Kingsley pointed out that things were quite different for men, and the double standard was firmly in place:

As for the male ingénue, the professional screen lover, time and the world are very kind to him. He rants and keeps his waist line, does things to his hair, hides his grandchildren, smiles even when he has rheumatism, and kids the world into accepting him in romantic roles.

Some things really don’t change.

Her favorite film this week came from Keystone. Playing before The Valentine Girl at the Woodley, Mack Swain starred in His Naughty Thought. Kingsley wrote:

if Mack Sennett’s thought had been half as naughty as it was funny, it would have been censored right off the screen. As a matter of fact, the comedy isn’t naughty at all, and would also have to be strained a point to be considered a thought! However, it’s a roistering burlesque, with Mack bequeathed a restaurant by an uncle who “would insist on eating at his own restaurant despite the doctor’s orders.” Whoever wrote those subtitles—I suspect a symposium—deserves a permanent place in the celestial funny columns—if they run one up there.

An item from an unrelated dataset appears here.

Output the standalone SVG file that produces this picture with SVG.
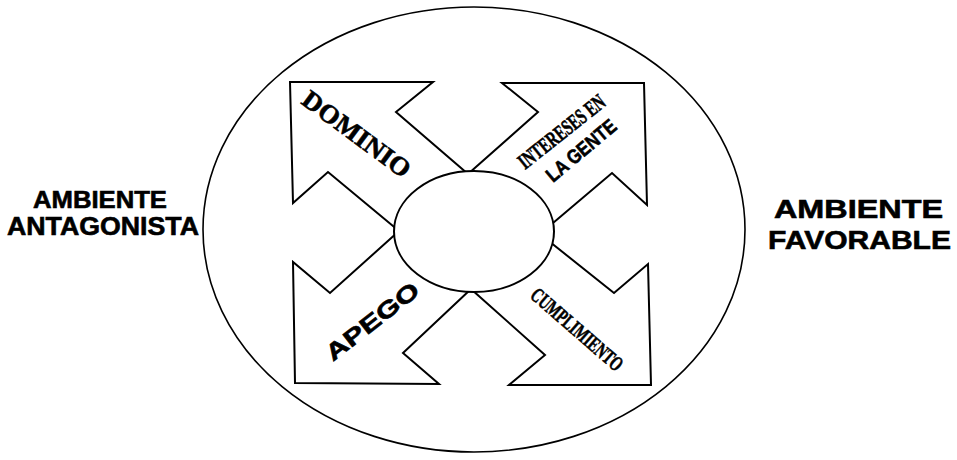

We still don’t know who wrote them (even Brent Walker couldn’t find out). The film has been preserved at the UCLA Archive. Mack Swain was most famous for being Chaplin’s large antagonist in The Gold Rush, but this week he could be seen in another Chaplin film being revived just a few doors down Broadway at the Garrick Theater. He played Tillie’s father in Tillie’s Punctured Romance, and Kingsley felt that anybody who hadn’t seen the film, should, because it was the funniest Keystone had made and “the burlesque of the obvious and mawkish film drama is here so good.” It’s available on the Internet Archive, if you want to follow her advice.

Kingsley managed to dislike a (now lost) film even more than the Clarke and Caprice vehicles this week, God’s Law and Man’s, and was moved to write her best lines: “take a small female in the screen drama, dress her up in beads and one of those shredded wheat skirts, let her talk pidgin English, introduce her to a handsome white man, and heaven knows she’s due for a fall. She just can’t make her fate behave, that’s all.”

I hope that fate behaves well for you this week!